As a fun data point, if we attach to the stopped process and look at the wild copy thread, it has managed to copy 50MB(!) of data, even though we tried to make our exploit as fast and simple as possible.
At this point, a real exploit that didn’t wish to leave any traces could easily attach to the thread in the middle of the copy and stop the copy without having to kill the thread. Furthermore, the memory corrupted in the process of exploitation could be easily restored.
Of course, the sandbox escape is left as an exercise to the user. The system() library call won’t work at all in the Chrome sandbox; when demonstrating the exploit, we’re using the --no-sandbox flag to focus purely on the remote code execution aspect. An exploit inside the sandbox would instead likely rewire function pointers to attack the IPC channels with bad messages, or deploy a ROP chain after all to attack the kernel.
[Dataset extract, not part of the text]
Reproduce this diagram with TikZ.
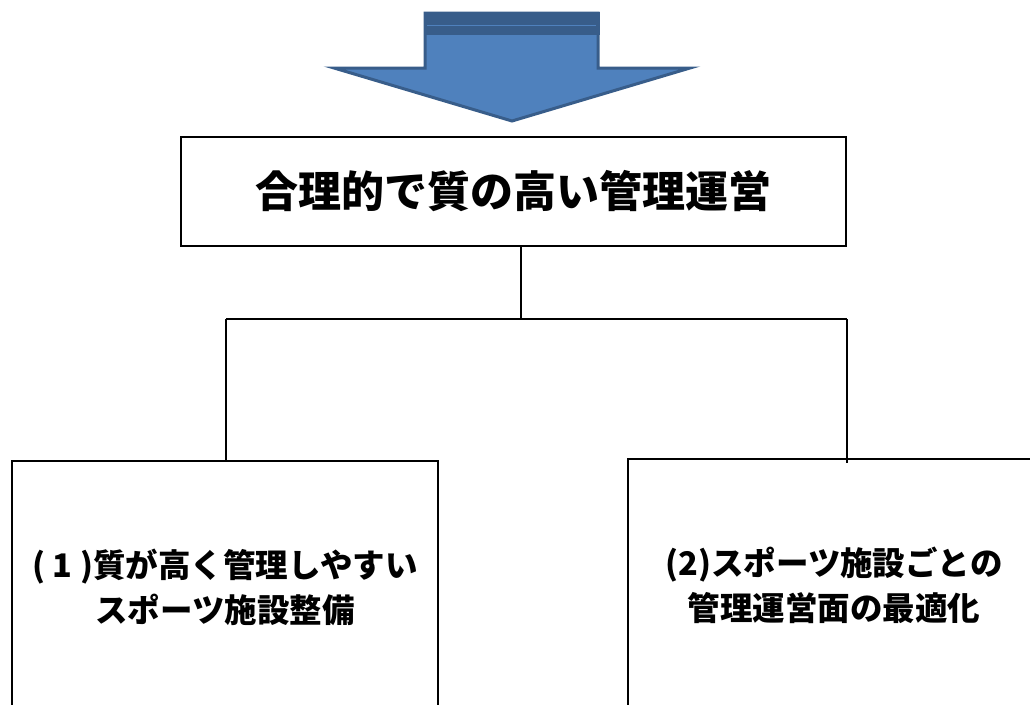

As always, Project Zero recommends that all memory corruptions are initially assumed to be exploitable. As we showed before in our posts on the Pwn4Fun Safari exploit, the glibc off-by-one NUL byte corruption and the Flash regex exploit, situations that initially look dire for exploitation can sometimes be turned around with a trick or two.
Wild copies have a long history of being declared unexploitable, but based on our findings here, we think it likely that most wild copies in complicated multi-threaded software (browsers, browser plug-ins) are likely to be exploitable using the parallel thread corruption method. We publish this finding to encourage developers and vendors to triage wild copies as more serious than previously believed.